The world’s unexpectedly robust recovery from the pandemic recession left companies scrambling to find enough raw materials and components to produce goods to meet surging customer demand. Overwhelmed factories, ports and freight yards have meant shortages, shipping delays and higher prices. Disruptions to Russian and Ukrainian industries could delay any return to normal conditions.

Edible oil:
Ukraine alone makes up almost half of exports of sunflower oil. If harvesting and processing is hindered in a war-torn Ukraine, or exports are blocked, importers will struggle to replace supplies.
In India, with the severe threat of supply disruptions, companies are left with not many options but to consider hiking prices of daily-consumed edible oils within weeks. According to leading edible oil makers in the country, over 70 per cent of India's crude edible oil demand is met through imports. For sunflower oil, the share is even higher.

Food supplies:

Ukraine and Russia account for 30 per cent of the world’s exports of wheat, 19 per cent of corn and 80 per cent of sunflower oil, which is used in food processing. Much of the Russian and Ukrainian bounty goes to poor, unstable countries like Yemen and Libya, reported Associated Press.

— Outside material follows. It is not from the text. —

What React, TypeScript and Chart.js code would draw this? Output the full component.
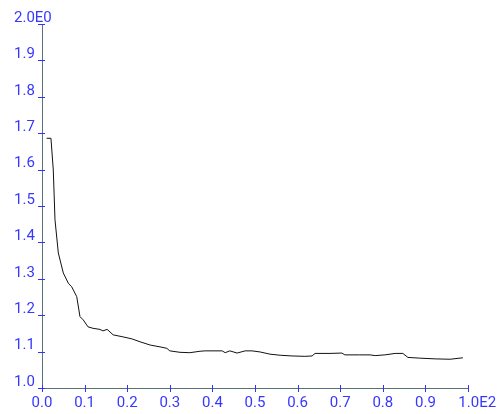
import React, { useEffect, useRef } from "react";
import { Chart, registerables } from "chart.js";

Chart.register(...registerables);

const xValues = [1.1, 2.1, 2.65, 3.05, 3.83, 5.0, 6.17, 6.97, 8.15, 8.92, 9.69, 10.8, 11.97, 13.6, 14.3, 15.3, 16.7, 18.8, 21.1, 23.0, 25.4, 27.7, 29.3, 30.0, 32.4, 34.7, 37.1, 38.3, 40.6, 42.3, 43.0, 44.1, 45.8, 47.7, 49.3, 51.2, 53.5, 55.9, 58.7, 61.7, 63.4, 64.1, 67.6, 70.4, 71.1, 74.6, 77.0, 78.2, 80.5, 82.9, 84.7, 85.9, 88.7, 92.3, 95.8, 98.8];
const yValues = [1.686, 1.686, 1.599, 1.462, 1.371, 1.316, 1.288, 1.278, 1.251, 1.196, 1.187, 1.168, 1.164, 1.161, 1.157, 1.161, 1.146, 1.141, 1.135, 1.127, 1.118, 1.113, 1.109, 1.102, 1.098, 1.097, 1.101, 1.102, 1.102, 1.102, 1.097, 1.102, 1.096, 1.102, 1.102, 1.099, 1.093, 1.09, 1.088, 1.087, 1.088, 1.095, 1.095, 1.096, 1.091, 1.091, 1.091, 1.089, 1.091, 1.095, 1.095, 1.084, 1.082, 1.08, 1.079, 1.083];

const xTickLabels = ["0.0", "0.1", "0.2", "0.3", "0.4", "0.5", "0.6", "0.7", "0.8", "0.9", "\u2007\u2007\u200a1.0E2"];
const yTickLabels = ["1.0", "1.1", "1.2", "1.3", "1.4", "1.5", "1.6", "1.7", "1.8", "1.9", "2.0E0"];

const LABEL_COLOR = "#3737ff";
const TICK_COLOR = "#3232ff";
const AXIS_COLOR = "#56727a";
const FONT = "Roboto, 'Liberation Sans', Arial, sans-serif";

const crossTicks = {
  id: "crossTicks",
  afterDraw(chart: any) {
    const { ctx } = chart;
    const xs = chart.scales.x;
    const ys = chart.scales.y;
    ctx.save();
    ctx.strokeStyle = TICK_COLOR;
    ctx.lineWidth = 1;
    ctx.beginPath();
    xs.ticks.forEach((t: any) => {
      const px = Math.round(xs.getPixelForValue(t.value)) + 0.5;
      ctx.moveTo(px, ys.bottom - 3);
      ctx.lineTo(px, ys.bottom + 4);
    });
    ys.ticks.forEach((t: any) => {
      const py = Math.round(ys.getPixelForValue(t.value)) + 0.5;
      ctx.moveTo(xs.left - 4, py);
      ctx.lineTo(xs.left + 3, py);
    });
    ctx.stroke();
    ctx.restore();
  },
};

export default function App() {
  const ref = useRef<HTMLCanvasElement>(null);
  useEffect(() => {
    if (!ref.current) return;
    const chart = new Chart(ref.current, {
      type: "line",
      data: {
        datasets: [
          {
            data: xValues.map((x, i) => ({ x, y: yValues[i] })),
            borderColor: "#111111",
            borderWidth: 1,
            pointRadius: 0,
            tension: 0,
            fill: false,
          },
        ],
      },
      options: {
        animation: false,
        responsive: true,
        maintainAspectRatio: false,
        layout: { padding: { left: 14, top: 24, right: 36, bottom: 0 } },
        plugins: { legend: { display: false }, tooltip: { enabled: false } },
        scales: {
          x: {
            type: "linear",
            min: 0,
            max: 100,
            grid: { display: false, drawTicks: false },
            border: { display: true, color: AXIS_COLOR, width: 1 },
            afterFit: (s: any) => {
              s.height = 26;
            },
            ticks: {
              stepSize: 10,
              padding: 6,
              maxRotation: 0,
              autoSkip: false,
              color: LABEL_COLOR,
              font: { family: FONT, size: 15 },
              callback: (_v: any, i: number) => xTickLabels[i],
            },
          },
          y: {
            type: "linear",
            min: 1,
            max: 2,
            grid: { display: false, drawTicks: false },
            border: { display: true, color: AXIS_COLOR, width: 1 },
            afterFit: (s: any) => {
              s.width = 28;
            },
            ticks: {
              stepSize: 0.1,
              mirror: true,
              padding: -28,
              labelOffset: -6,
              autoSkip: false,
              color: LABEL_COLOR,
              font: { family: FONT, size: 15 },
              callback: (_v: any, i: number) => yTickLabels[i],
            },
          },
        },
      },
      plugins: [crossTicks],
    });
    return () => chart.destroy();
  }, []);
  return (
    <div style={{ position: "fixed", left: 0, top: 0, width: 504, height: 414, background: "#fff" }}>
      <canvas ref={ref} />
    </div>
  );
}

The threat to farms in eastern Ukraine and a cutoff of exports through Black Sea ports could reduce food supplies just when prices are at their highest levels since 2011 and some countries are suffering from food shortages.

Rising prices:

The Ukraine war coincides with a high-risk moment for the Federal Reserve and other central banks. They were caught off-guard by the surge in inflation over the past year — the consequence, mostly, of the economy’s unexpectedly strong recovery.

In January, US consumer prices rose 7.5 per cent from a year earlier, the biggest such jump since 1982. In Europe, figures out Wednesday show inflation accelerated to a record 5.8 per cent last month compared with a year earlier for the 19 countries that use the euro currency.

Mark Zandi, chief economist at Moody’s Analytics, told AP, "Now, the fighting and sanctions that have disrupted Russia trade with the global economy threaten to send prices ever higher, especially for energy." Russia and Ukraine, Zandi added, together produce 12 per cent of the world’s oil and 17 per cent of its natural gas.

Auto Sector:
The automobile sector is expected to be hit hard by the war. Rise in oil prices, continued shortage of semiconductors and chips and other rare earth metals is likely to add to the industry's woes. Besides, Ukraine is also home to many companies which manufacture car components for automakers.
As per a report in The Wall Street Journal, Leoni AG, which supplies wire systems made in Ukraine to European auto companies, has shut its two factories in the country. Consequently,  Volkswagen AG had to shut one of its plants in Germany.
"Ukraine is not central to our supply chain, but suddenly we discovered that when this part is missing, it is," the publication quoted a Volkswagen spokesman as saying.

Even before Putin’s troops invaded Ukraine, the global economy was straining under a range of burdens: Surging inflation, tangled supply chains and tumbling stock prices. The Ukraine crisis both magnified each threat and complicated the potential solutions.